──────── Source records ────────

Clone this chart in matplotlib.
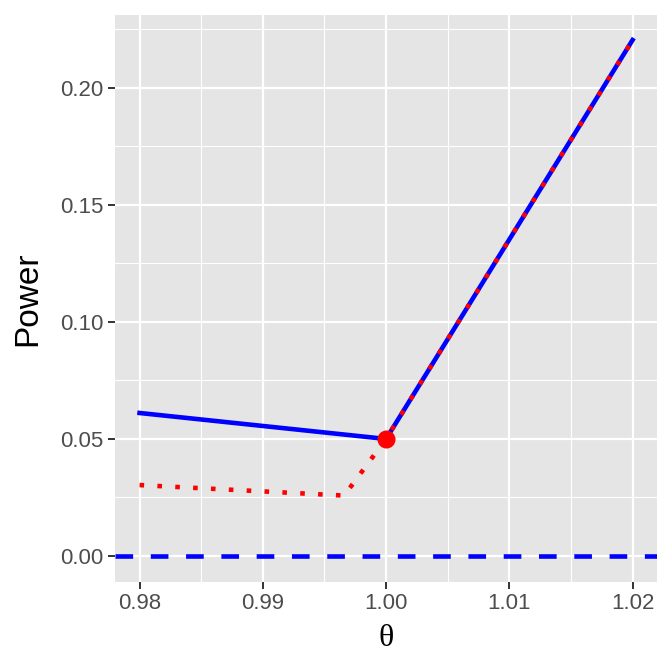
import numpy as np
import matplotlib.pyplot as plt

# data
theta_blue = [0.98, 1.00, 1.02]
power_blue = [0.0611, 0.0500, 0.2205]

theta_red = [0.98, 0.9966, 1.00, 1.02]
power_red = [0.0303, 0.0258, 0.0500, 0.2205]

level = 0.0
point_x = [1.00]
point_y = [0.05]

xticks = [0.98, 0.99, 1.00, 1.01, 1.02]
yticks = [0.00, 0.05, 0.10, 0.15, 0.20]

plt.rcParams['font.family'] = ['Liberation Sans', 'DejaVu Sans']

fig = plt.figure(figsize=(6.72, 6.72), dpi=100)
ax = fig.add_axes([0.171, 0.1344, 0.807, 0.8433])
ax.set_facecolor('#E5E5E5')

# grid like ggplot
ax.set_xticks(xticks)
ax.set_yticks(yticks)
ax.set_xticks([0.985, 0.995, 1.005, 1.015], minor=True)
ax.set_yticks([0.025, 0.075, 0.125, 0.175, 0.225], minor=True)
ax.grid(which='major', color='white', linewidth=1.6)
ax.grid(which='minor', color='white', linewidth=0.8)
ax.set_axisbelow(True)
for s in ax.spines.values():
    s.set_visible(False)

lw = 3.3
ax.axhline(level, color='blue', linewidth=lw, linestyle=(0, (3.85, 3.85)), dash_capstyle='butt')
ax.plot(theta_blue, power_blue, color='blue', linewidth=lw)
ax.plot(theta_red, power_red, color='red', linewidth=lw, linestyle=(0, (1.0, 2.9)),
        dash_capstyle='butt')
ax.plot(point_x, point_y, 'o', color='red', markersize=12, zorder=5)

ax.set_xlim(0.978, 1.022)
ax.set_ylim(-0.011, 0.2312)
ax.set_xticklabels(['0.98', '0.99', '1.00', '1.01', '1.02'])
ax.set_yticklabels(['0.00', '0.05', '0.10', '0.15', '0.20'])
ax.tick_params(which='major', length=5, width=1.4, color='#333333',
               labelsize=16, labelcolor='#4D4D4D', pad=3.5)
ax.tick_params(which='minor', length=0)

ax.set_xlabel('θ', family='Liberation Serif', fontsize=23)
ax.xaxis.set_label_coords(0.5, -0.10)
ax.xaxis.label.set_va('center')
ax.set_ylabel('Power', fontsize=24)
ax.yaxis.set_label_coords(-0.1614, 0.5)
ax.yaxis.label.set_va('center')

fig.savefig('out.png', dpi=100)
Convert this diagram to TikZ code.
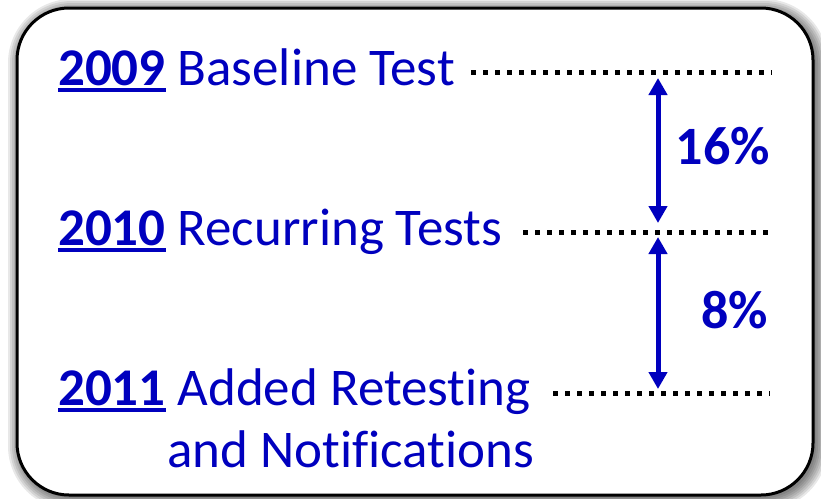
\documentclass[tikz,border=0pt]{standalone}
\usepackage{fontspec}
\setmainfont{Carlito}[Ligatures=NoCommon]
\usetikzlibrary{arrows.meta}
\definecolor{deepblue}{RGB}{0,0,190}
% bold year with thick underline
\newcommand\yr[1]{\setbox0\hbox{\bfseries #1}\rlap{\rule[-7pt]{\wd0}{4pt}}\box0\relax}
\tikzset{
  yeartext/.style={text=deepblue,inner sep=0pt,anchor=base west,font=\fontsize{53}{62}\selectfont},
  dots/.style={line width=5pt,dash pattern=on 5pt off 7pt},
  span/.style={deepblue,line width=5pt,{Triangle[width=18pt,length=17pt]}-{Triangle[width=18pt,length=17pt]}},
  pct/.style={text=deepblue,inner sep=0pt,anchor=base east,font=\fontsize{54}{62}\selectfont\bfseries},
}
\begin{document}
\begin{tikzpicture}[x=1pt,y=-1pt]
\useasboundingbox (0,0) rectangle (821,498);
% soft shadow of the card
\foreach \s in {0,2,...,12}
  \fill[black,opacity=0.09,rounded corners=52pt+\s] (20-\s,11-\s) rectangle (816+\s,498+\s);
\draw[line width=3pt,fill=white,rounded corners=52pt] (17,8) rectangle (813,495);
% the three years
\node[yeartext] (t1) at (58,85) {\yr{2009} Baseline Test};
\node[yeartext] (t2) at (58,245) {\yr{2010} Recurring Tests};
\node[yeartext] (t3) at (58,405) {\yr{2011} Added Retesting};
\node[yeartext] (t4) at (167,467) {and Notifications};
% dotted levels
\coordinate (d1s) at (471,72);
\coordinate (d1e) at (772,72);
\coordinate (d2s) at (523,232);
\coordinate (d2e) at (768,232);
\coordinate (d3s) at (553,393);
\coordinate (d3e) at (770,393);
\draw[dots] (d1s) -- (d1e);
\draw[dots] (d2s) -- (d2e);
\draw[dots] (d3s) -- (d3e);
% drops between the levels
\coordinate (a1t) at (658,78);
\coordinate (a1b) at (658,223);
\coordinate (a2t) at (658,237);
\coordinate (a2b) at (658,389);
\draw[span] (a1t) -- (a1b);
\draw[span] (a2t) -- (a2b);
\node[pct] (p1) at (770,164) {16\%};
\node[pct] (p2) at (768,328) {8\%};
\end{tikzpicture}
\end{document}
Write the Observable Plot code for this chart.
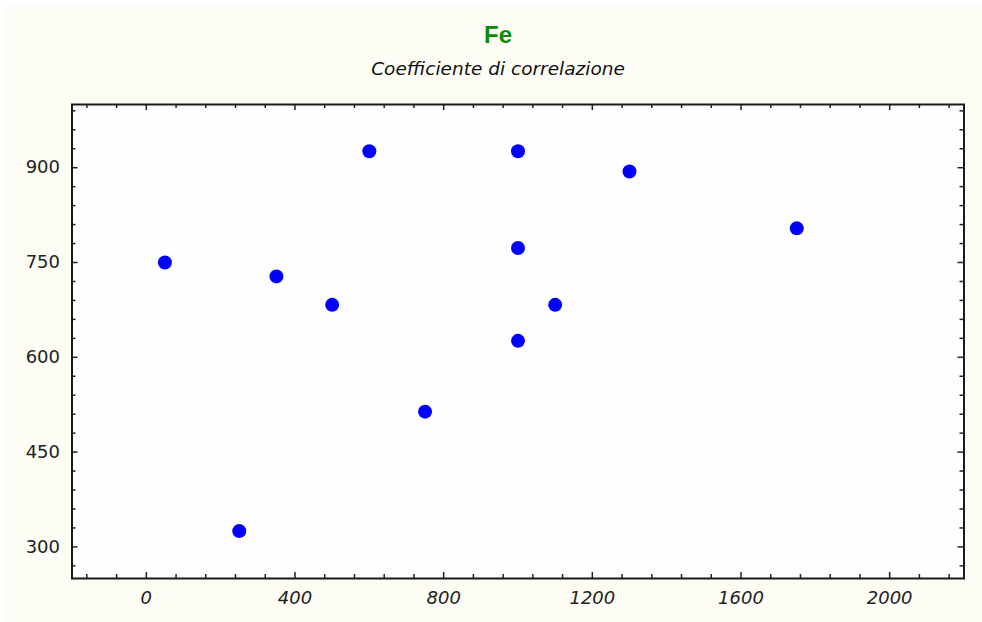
<!DOCTYPE html>
<html>
<head>
<meta charset="utf-8">
<script src="https://cdn.jsdelivr.net/npm/d3@7"></script>
<script src="https://cdn.jsdelivr.net/npm/@observablehq/plot@0.6"></script>
<style>
  html, body { margin: 0; padding: 0; background: #ffffff; width: 982px; height: 622px; overflow: hidden; }
  #bg { position: absolute; left: 4px; top: 6px; right: 0; bottom: 0; background: #fdfdf5; }
  #title { position: absolute; left: 0; width: 996px; top: 21px; text-align: center; line-height: 28px;
           font-family: "Liberation Sans", Arial, sans-serif; font-weight: bold; font-size: 24px; color: #0a8a0a; }
  #subtitle { position: absolute; left: 0; width: 996px; top: 58px; text-align: center; line-height: 22px;
              font-family: "DejaVu Sans", Verdana, sans-serif; font-style: italic; font-size: 18.5px; color: #111; }
  #chart { position: absolute; left: 0; top: 90px; }
</style>
</head>
<body>
<div id="bg"></div>
<div id="title">Fe</div>
<div id="subtitle">Coefficiente di correlazione</div>
<div id="chart"></div>
<script>
// Data
const xValues = [50, 250, 350, 500, 600, 750, 1000, 1000, 1000, 1100, 1300, 1750];
const yValues = [750, 325, 728, 683, 926, 514, 926, 773, 626, 683, 894, 804];
const xTicks = [0, 400, 800, 1200, 1600, 2000];
const yTicks = [300, 450, 600, 750, 900];
const xDomain = [-200, 2200];
const yDomain = [250, 1000];

const points = xValues.map((x, i) => ({x, y: yValues[i]}));
const xMinor = d3.range(-160, 2200, 80).filter(v => !xTicks.includes(v));
const yMinor = d3.range(270, 1000, 30).filter(v => !yTicks.includes(v));

const W = 982, H = 532;
const mT = 14, mB = 44, mL = 71.5, mR = 18.5;
const iw = W - mL - mR, ih = H - mT - mB;
const tickColor = "#222";
const majorLen = 6, minorLen = 4;
const fmt = d => String(d);

const chart = Plot.plot({
  width: W,
  height: H,
  marginTop: mT,
  marginBottom: mB,
  marginLeft: mL,
  marginRight: mR,
  style: {background: "transparent", fontFamily: "DejaVu Sans, Verdana, sans-serif", fontSize: "18px", color: "#222"},
  x: {domain: xDomain},
  y: {domain: yDomain},
  marks: [
    Plot.frame({fill: "#fefefe", stroke: null}),
    // bottom ticks
    Plot.tickX(xTicks, {x: d => d, insetTop: ih - majorLen, stroke: tickColor, strokeWidth: 1.5}),
    Plot.tickX(xMinor, {x: d => d, insetTop: ih - minorLen, stroke: tickColor, strokeWidth: 1.5}),
    // top ticks
    Plot.tickX(xTicks, {x: d => d, insetBottom: ih - majorLen, stroke: tickColor, strokeWidth: 1.5}),
    Plot.tickX(xMinor, {x: d => d, insetBottom: ih - minorLen, stroke: tickColor, strokeWidth: 1.5}),
    // left ticks
    Plot.tickY(yTicks, {y: d => d, insetRight: iw - majorLen, stroke: tickColor, strokeWidth: 1.5}),
    Plot.tickY(yMinor, {y: d => d, insetRight: iw - minorLen, stroke: tickColor, strokeWidth: 1.5}),
    // right ticks
    Plot.tickY(yTicks, {y: d => d, insetLeft: iw - majorLen, stroke: tickColor, strokeWidth: 1.5}),
    Plot.tickY(yMinor, {y: d => d, insetLeft: iw - minorLen, stroke: tickColor, strokeWidth: 1.5}),
    Plot.axisX({ticks: xTicks, tickFormat: fmt, tickSize: 0, tickPadding: 13, label: null, fontStyle: "italic", fontSize: 18, fill: "#222"}),
    Plot.axisY({ticks: yTicks, tickFormat: fmt, tickSize: 0, tickPadding: 12, label: null, fontSize: 18, fill: "#222"}),
    Plot.dot(points, {x: "x", y: "y", r: 7, fill: "#0000ff", stroke: null}),
    Plot.frame({stroke: "#1a1a1a", strokeWidth: 2})
  ]
});
document.getElementById("chart").appendChild(chart);
</script>
</body>
</html>
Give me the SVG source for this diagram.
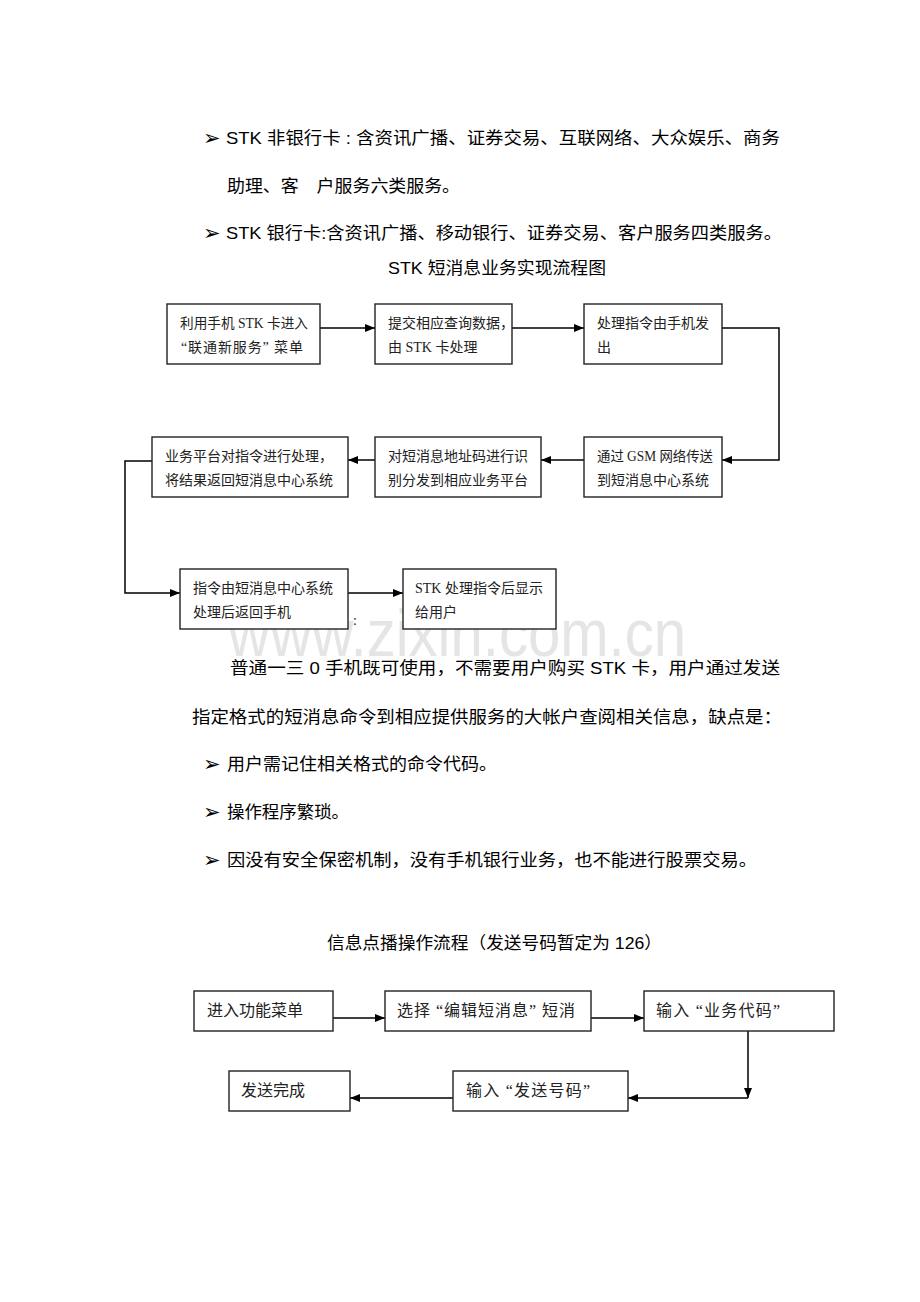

────────

## What needs to be done
Your task is to reproduce exactly the lines from the start of the data above through the line containing "plt.rcParams['font.family'] = ['Liberation", leaving every picture out.

## Result
Clone this chart in matplotlib.
import numpy as np
import matplotlib.pyplot as plt

# data
theta_blue = [0.98, 1.00, 1.02]
power_blue = [0.0611, 0.0500, 0.2205]

theta_red = [0.98, 0.9966, 1.00, 1.02]
power_red = [0.0303, 0.0258, 0.0500, 0.2205]

level = 0.0
point_x = [1.00]
point_y = [0.05]

xticks = [0.98, 0.99, 1.00, 1.01, 1.02]
yticks = [0.00, 0.05, 0.10, 0.15, 0.20]

plt.rcParams['font.family'] = ['Liberation Sans', 'DejaVu Sans']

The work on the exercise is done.